┏━━

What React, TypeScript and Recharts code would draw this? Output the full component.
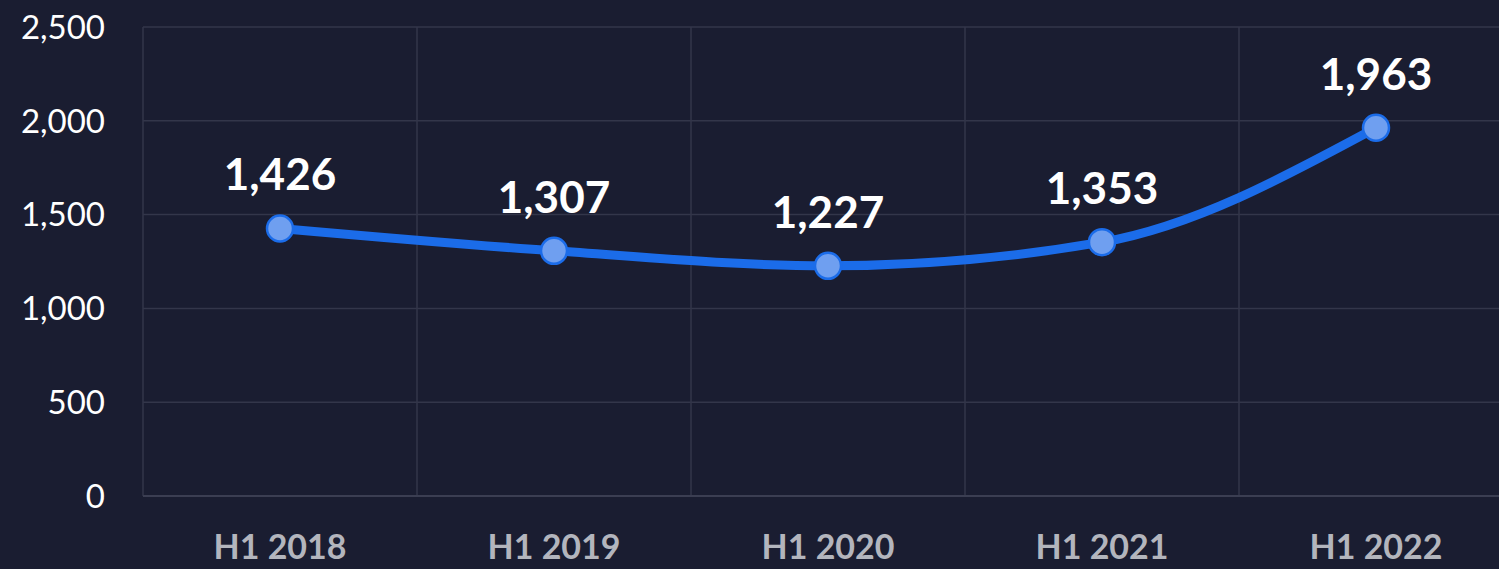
import React from 'react';
import { LineChart, Line, XAxis, YAxis, CartesianGrid, LabelList } from 'recharts';

const periods = ['H1 2018', 'H1 2019', 'H1 2020', 'H1 2021', 'H1 2022'];
const counts = [1426, 1307, 1227, 1353, 1963];
const yTicks = [0, 500, 1000, 1500, 2000, 2500];

const data = periods.map((p, i) => ({ period: p, count: counts[i] }));

const BG = '#1a1d31';
const GRID = '#33364a';
const FONT = 'Lato, "Noto Sans", sans-serif';

const fmt = (v: number) => v.toLocaleString('en-US');

const App: React.FC = () => {
  return (
    <div style={{ position: 'absolute', top: 0, left: 0, width: 1499, height: 569, overflow: 'hidden', background: BG }}>
      <LineChart width={1513} height={569} data={data} margin={{ top: 27, right: 0, bottom: 0, left: 0 }}>
        <CartesianGrid
          stroke={GRID}
          strokeWidth={1.5}
          verticalCoordinatesGenerator={({ offset }: any) =>
            periods.concat(['']).map((_, i) => offset.left + (offset.width * i) / periods.length)
          }
        />
        <XAxis
          dataKey="period"
          scale="band"
          height={73}
          tickSize={0}
          tickMargin={39}
          axisLine={{ stroke: '#3b3e52', strokeWidth: 2 }}
          tick={{ fill: '#b3b5bd', fontSize: 34, fontWeight: 700, fontFamily: FONT }}
        />
        <YAxis
          width={143}
          domain={[0, 2500]}
          ticks={yTicks}
          tickFormatter={fmt}
          axisLine={false}
          tickSize={0}
          tickMargin={38}
          tick={{ fill: '#ffffff', fontSize: 33, fontFamily: FONT }}
        />
        <Line
          type="monotone"
          dataKey="count"
          stroke="#1b6ce9"
          strokeWidth={9}
          dot={{ r: 13, fill: '#6f9ff0', stroke: '#1b6ce9', strokeWidth: 2.5 }}
          activeDot={false}
          isAnimationActive={false}
        >
          <LabelList
            dataKey="count"
            position="top"
            offset={38}
            formatter={(v: any) => fmt(v)}
            style={{ fill: '#ffffff', fontSize: 44, fontWeight: 700, fontFamily: FONT }}
          />
        </Line>
      </LineChart>
    </div>
  );
};

export default App;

┗━━

PROMPT — Pictures excluded, quote all the data above exactly.

ANSWER TO THIS TASK —
What React, TypeScript and Recharts code would draw this? Output the full component.
import React from 'react';
import { LineChart, Line, XAxis, YAxis, CartesianGrid, LabelList } from 'recharts';

const periods = ['H1 2018', 'H1 2019', 'H1 2020', 'H1 2021', 'H1 2022'];
const counts = [1426, 1307, 1227, 1353, 1963];
const yTicks = [0, 500, 1000, 1500, 2000, 2500];

const data = periods.map((p, i) => ({ period: p, count: counts[i] }));

const BG = '#1a1d31';
const GRID = '#33364a';
const FONT = 'Lato, "Noto Sans", sans-serif';

const fmt = (v: number) => v.toLocaleString('en-US');

const App: React.FC = () => {
  return (
    <div style={{ position: 'absolute', top: 0, left: 0, width: 1499, height: 569, overflow: 'hidden', background: BG }}>
      <LineChart width={1513} height={569} data={data} margin={{ top: 27, right: 0, bottom: 0, left: 0 }}>
        <CartesianGrid
          stroke={GRID}
          strokeWidth={1.5}
          verticalCoordinatesGenerator={({ offset }: any) =>
            periods.concat(['']).map((_, i) => offset.left + (offset.width * i) / periods.length)
          }
        />
        <XAxis
          dataKey="period"
          scale="band"
          height={73}
          tickSize={0}
          tickMargin={39}
          axisLine={{ stroke: '#3b3e52', strokeWidth: 2 }}
          tick={{ fill: '#b3b5bd', fontSize: 34, fontWeight: 700, fontFamily: FONT }}
        />
        <YAxis
          width={143}
          domain={[0, 2500]}
          ticks={yTicks}
          tickFormatter={fmt}
          axisLine={false}
          tickSize={0}
          tickMargin={38}
          tick={{ fill: '#ffffff', fontSize: 33, fontFamily: FONT }}
        />
        <Line
          type="monotone"
          dataKey="count"
          stroke="#1b6ce9"
          strokeWidth={9}
          dot={{ r: 13, fill: '#6f9ff0', stroke: '#1b6ce9', strokeWidth: 2.5 }}
          activeDot={false}
          isAnimationActive={false}
        >
          <LabelList
            dataKey="count"
            position="top"
            offset={38}
            formatter={(v: any) => fmt(v)}
            style={{ fill: '#ffffff', fontSize: 44, fontWeight: 700, fontFamily: FONT }}
          />
        </Line>
      </LineChart>
    </div>
  );
};

export default App;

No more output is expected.